To put it succinct; I’m wondering if G’MIC will ever update to allow for high-bitdepth PNG output options.
I think it’s a bit strange that only TIF has output option related to high-bitdepth output.
Not that I oppose TIF but PNG is simpler and more general and AFAIK is widely documented for developers isn’t it?
And since you recently said that G’MIC was reaching a stable end of development I find it odd that it is limited in output formats in both PNG and the ever expanding ‘current’ graphics formats like AVIF and WEBP and JPEG-XL and all those new one that pop up and not so new ones that are undergong updates and development.
Oh and not to mention that several of those fileformats also support animation, which can nice to play with.
So I wonder, will there be any addition in that regard ever for G’MIC? Or will we have to script around it and use external software to convert TIF files, which of course is always an option.
Are you talking about 16bits/channel PNG files ?
If so, G’MIC already support that:
$ gmic sp colorful mul 257 o png16.png
[gmic]./ Start G'MIC interpreter (v.3.5.0).
[gmic]./ Input sample image 'colorful' (1 image 800x800x1x3).
[gmic]./ Multiply image [0] by 257.
[gmic]./ Output image [0] as png file 'png16.png' (1 image 800x800x1x3).
[gmic]./ End G'MIC interpreter.
$ file png16.png
png16.png: PNG image data, 800 x 800, 16-bit/color RGB, non-interlaced
G’MIC is really not intended to support a wide variety of image formats (there is Imagemagick’s convert for that purpose). It is focused on processing data, and image formats are just ways to input/save arrays of values.
On linux, if you use G’MIC to load more “exotic” formats than the usual ones, then it actually tries to use ImageMagick’s convert to load the image data.
Weird, I tried to get a >8 bit output in the past and I failed, yet your example works fine
And yes I accept that it’s not the purpose of G’MIC to be something like XNView who are just busy all the time to keep up with the hundreds of formats, however since more and more people have monitors with bitdepths greater than 8bit (per channel) we have to accept there is a shift going on. Even when I too mostly use 24bit, if alone because regular jpeg is still so mainstream meaning we are still a good part in the 24bit realm. But I just forsee that we are going to end up in a 10bit per channel world eventually.
And of course if G’MIC works internally with high bitdepth calculations it seem a bit of a waste to be so 8bit-centric in output.

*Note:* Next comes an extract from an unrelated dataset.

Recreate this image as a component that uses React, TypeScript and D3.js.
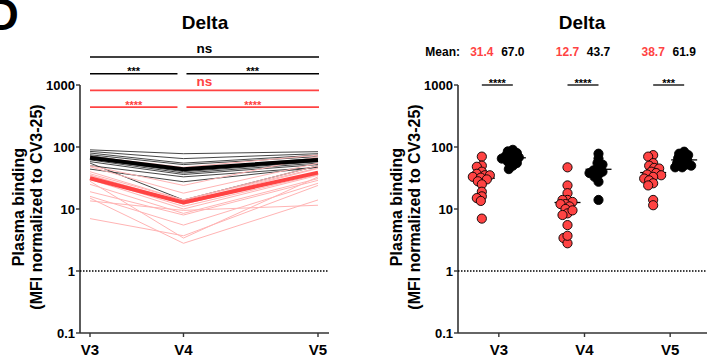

Anyway, I am surprised that I should be able to get that higher bitdepth PNG ging, even though when I tried to output such previously I failed. I just have to figure out what I did wrong before now.
(took me a while to even find out I had to use normalize for regular 8 bit output, G’MIC can be a bit hard to get a grip on in terms of just starting and the documentation which seem to be a bit thrown together haphazardly at times, with some command only to be found out about in the forums/changelog and the help site having some errors like the gmic.eu/oldtutorial/ help files having links that go 404 because the actual pages didn’t update to link to the proper /oldtutorial/ tutorials but try to go to /tutorials/ which does not exist anymore so you have to manually add ‘old’ before ‘tutorial’ in the url to get to the proper page.)
And although I’m happy to hear it should work and your answer I still think it’s a pity you can’t force a png’s output depth with an option, like you can with tif files. But meh. you can’t have everything.